When this case was before us, at a previous term, 13 Ala. 68-83, we held that the declarations of the testator made before and at the time of the execution of the will, or so shortly thereafter as to form part of the res gestæ, may be received to prove fraud or undue influence in its execution. Under the principle then settled, this proof clearly falls, and in our opinion was admissible.

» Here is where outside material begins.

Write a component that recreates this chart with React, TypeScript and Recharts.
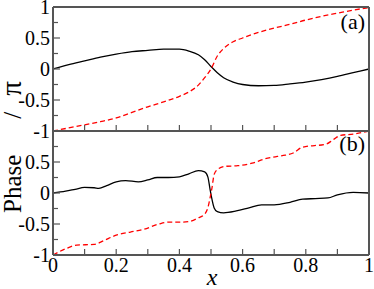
import { LineChart, Line, XAxis, YAxis } from 'recharts';

// panel (a)
const xBlackA = [0, 0.05, 0.1, 0.15, 0.2, 0.25, 0.3, 0.35, 0.4, 0.43, 0.46, 0.48, 0.5, 0.52, 0.54, 0.57, 0.6, 0.65, 0.7, 0.75, 0.8, 0.85, 0.9, 0.95, 1];
const blackA = [0, 0.07, 0.13, 0.19, 0.24, 0.28, 0.3, 0.32, 0.32, 0.29, 0.23, 0.15, 0.04, -0.06, -0.14, -0.21, -0.25, -0.27, -0.265, -0.24, -0.21, -0.17, -0.12, -0.06, 0];
const xRedA = [0, 0.05, 0.1, 0.15, 0.2, 0.25, 0.3, 0.35, 0.4, 0.43, 0.46, 0.48, 0.5, 0.52, 0.54, 0.57, 0.6, 0.65, 0.7, 0.75, 0.8, 0.85, 0.9, 0.95, 1];
const redA = [-1, -0.95, -0.9, -0.85, -0.79, -0.7, -0.61, -0.53, -0.44, -0.37, -0.26, -0.14, 0, 0.21, 0.33, 0.44, 0.5, 0.59, 0.66, 0.72, 0.79, 0.85, 0.9, 0.95, 0.99];

// panel (b)
const xBlackB = [0, 0.04, 0.07, 0.1, 0.13, 0.145, 0.17, 0.2, 0.23, 0.27, 0.3, 0.33, 0.365, 0.4, 0.43, 0.46, 0.48, 0.49, 0.497, 0.503, 0.51, 0.52, 0.54, 0.58, 0.62, 0.66, 0.7, 0.75, 0.79, 0.83, 0.87, 0.9, 0.95, 1];
const blackB = [0, 0.03, 0.06, 0.09, 0.085, 0.075, 0.12, 0.18, 0.2, 0.18, 0.21, 0.25, 0.25, 0.26, 0.31, 0.36, 0.34, 0.26, 0.06, -0.1, -0.24, -0.3, -0.32, -0.29, -0.24, -0.19, -0.19, -0.15, -0.1, -0.09, -0.08, -0.03, 0.01, 0];
const xRedB = [0, 0.04, 0.075, 0.13, 0.16, 0.2, 0.245, 0.285, 0.335, 0.365, 0.4, 0.43, 0.46, 0.48, 0.49, 0.497, 0.503, 0.51, 0.523, 0.545, 0.585, 0.63, 0.67, 0.71, 0.735, 0.76, 0.79, 0.865, 0.887, 0.91, 0.95, 1];
const redB = [-1, -0.9, -0.84, -0.83, -0.77, -0.68, -0.63, -0.59, -0.5, -0.47, -0.47, -0.46, -0.4, -0.34, -0.24, -0.08, 0.08, 0.3, 0.39, 0.43, 0.44, 0.48, 0.55, 0.59, 0.61, 0.645, 0.74, 0.79, 0.86, 0.93, 0.95, 1];

const xTicks = [0, 0.1, 0.2, 0.3, 0.4, 0.5, 0.6, 0.7, 0.8, 0.9, 1];
const yTicks = [-1, -0.75, -0.5, -0.25, 0, 0.25, 0.5, 0.75, 1];

const FRAME = '#555';
const FONT = 'Liberation Serif, DejaVu Serif, serif';

const toRows = (xs: number[], ys: number[]) => xs.map((x, i) => ({ x, y: ys[i] }));

const isMajorY = (v: number) => Math.abs(v * 2 - Math.round(v * 2)) < 1e-6;
const isLabelX = (v: number) => Math.abs(v * 5 - Math.round(v * 5)) < 1e-6;

function LeftTick(props: any) {
  const { x, y, payload, skipTop } = props;
  const v = payload.value;
  const major = isMajorY(v);
  return (
    <g>
      <line x1={x} x2={x + (major ? 7 : 5)} y1={y} y2={y} stroke={FRAME} strokeWidth={1.2} />
      {major && !(skipTop && v === 1) && (
        <text x={x - 3} y={y} dy="0.35em" textAnchor="end" fontSize={20} fontFamily={FONT} fill="#000">
          {String(v)}
        </text>
      )}
    </g>
  );
}

function RightTick(props: any) {
  const { x, y, payload } = props;
  const major = isMajorY(payload.value);
  return <line x1={x} x2={x - (major ? 7 : 5)} y1={y} y2={y} stroke={FRAME} strokeWidth={1.2} />;
}

function BottomTick(props: any) {
  const { x, y, payload, showLabel } = props;
  const v = payload.value;
  return (
    <g>
      <line x1={x} x2={x} y1={y} y2={y - 6} stroke={FRAME} strokeWidth={1.2} />
      {showLabel && isLabelX(v) && (
        <text x={x} y={y + 17} textAnchor="middle" fontSize={20} fontFamily={FONT} fill="#000">
          {String(v)}
        </text>
      )}
    </g>
  );
}

function TopTick(props: any) {
  const { x, y } = props;
  return <line x1={x} x2={x} y1={y} y2={y + 6} stroke={FRAME} strokeWidth={1.2} />;
}

const axisLine = { stroke: FRAME, strokeWidth: 2 };

function Panel({ black, red, margin, last }: { black: any[]; red: any[]; margin: any; last: boolean }) {
  return (
    <div style={{ position: 'absolute', left: 0, top: 0 }}>
      <LineChart width={374} height={289} margin={margin}>
        <XAxis
          type="number"
          dataKey="x"
          domain={[0, 1]}
          ticks={xTicks}
          height={1}
          tickSize={0}
          tickMargin={0}
          axisLine={axisLine}
          tickLine={false}
          tick={(p: any) => <BottomTick {...p} showLabel={last} />}
          interval={0}
        />
        <XAxis
          xAxisId="top"
          orientation="top"
          type="number"
          dataKey="x"
          domain={[0, 1]}
          ticks={xTicks}
          height={1}
          tickSize={0}
          tickMargin={0}
          axisLine={axisLine}
          tickLine={false}
          tick={(p: any) => <TopTick {...p} />}
          interval={0}
        />
        <YAxis
          type="number"
          domain={[-1, 1]}
          ticks={yTicks}
          width={1}
          tickSize={0}
          tickMargin={0}
          axisLine={axisLine}
          tickLine={false}
          tick={(p: any) => <LeftTick {...p} skipTop={last} />}
          interval={0}
        />
        <YAxis
          yAxisId="right"
          orientation="right"
          type="number"
          domain={[-1, 1]}
          ticks={yTicks}
          width={1}
          tickSize={0}
          tickMargin={0}
          axisLine={axisLine}
          tickLine={false}
          tick={(p: any) => <RightTick {...p} />}
          interval={0}
        />
        <Line data={black} dataKey="y" type="monotone" stroke="#000" strokeWidth={1.3} dot={false} isAnimationActive={false} />
        <Line
          data={red}
          dataKey="y"
          type="monotone"
          stroke="#ff0000"
          strokeWidth={1.3}
          strokeDasharray="5 3"
          dot={false}
          isAnimationActive={false}
        />
      </LineChart>
    </div>
  );
}

export default function App() {
  return (
    <div style={{ position: 'absolute', left: 0, top: 0, width: 374, height: 289, background: '#fff' }}>
      <Panel black={toRows(xBlackA, blackA)} red={toRows(xRedA, redA)} margin={{ top: 6, right: 4, bottom: 157, left: 52 }} last={false} />
      <Panel black={toRows(xBlackB, blackB)} red={toRows(xRedB, redB)} margin={{ top: 130, right: 4, bottom: 33, left: 52 }} last={true} />
      <svg width={374} height={289} style={{ position: 'absolute', left: 0, top: 0, pointerEvents: 'none' }}>
        <text transform="translate(21, 213) rotate(-90)" fontSize={25} fontFamily={FONT} fill="#000">
          Phase
          <tspan dx={36}>/</tspan>
          <tspan dx={16} fontSize={29}>π</tspan>
        </text>
        <text x={212} y={285} textAnchor="middle" fontSize={24} fontStyle="italic" fontFamily={FONT} fill="#000">
          x
        </text>
        <text x={365} y={29} textAnchor="end" fontSize={22} fontFamily={FONT} fill="#000">
          (a)
        </text>
        <text x={365} y={151} textAnchor="end" fontSize={22} fontFamily={FONT} fill="#000">
          (b)
        </text>
      </svg>
    </div>
  );
}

3. We are, however, clearly of opinion that the court below erred in rejecting the evidence of the declarations of the testator made before the execution of the will, that he intended to disinherit his daughters, as offered in proof by the witnesses, Whitson and Caleb Willingham. Now it is said that undue influence, such as will avoid a will, must be an influence obtained by flattery, excessive importunity, or threats, or in some other mode by which dominion is acquired over the will of the

testator, destroying his free agency, and constraining him to do against his free will what he is unable to refuse: 2 Greenl. Ev. 648, sec. 688, and authorities cited. The will before us conforms substantially to the declarations attempted to be proved. It gives to the daughters only a small, we might say a nominal, sum. This proof conduced to establish that the testator, many years previous to the execution of the will in controversy, had a fixed and settled purpose to make a will similar to the one he is alleged to have executed. It was then proper, as rebutting the evidence on the part of the contestants, that the will was not the deliberate act of the deceased, but was obtained fraudulently or by the over-persuasion of his wife or others. It tends to show that the provisions in the will which exclude the daughters were not the result of any suggestion made at or near the time when the will was drafted, but that some ten years anterior thereto the testator declared his intention then to disinherit his daughters, which intention was repeated five years afterwards. This proof should have gone to the jury to be weighed by them in determining whether in fact the will in question was procured fraudulently, or by the exercise of improper influence, or was made by the deceased in the exercise of a free volition and in accordance with his intention entertained at a period when we must presume he was less under the imbecility of mind and body resulting from the decrepitude of old age.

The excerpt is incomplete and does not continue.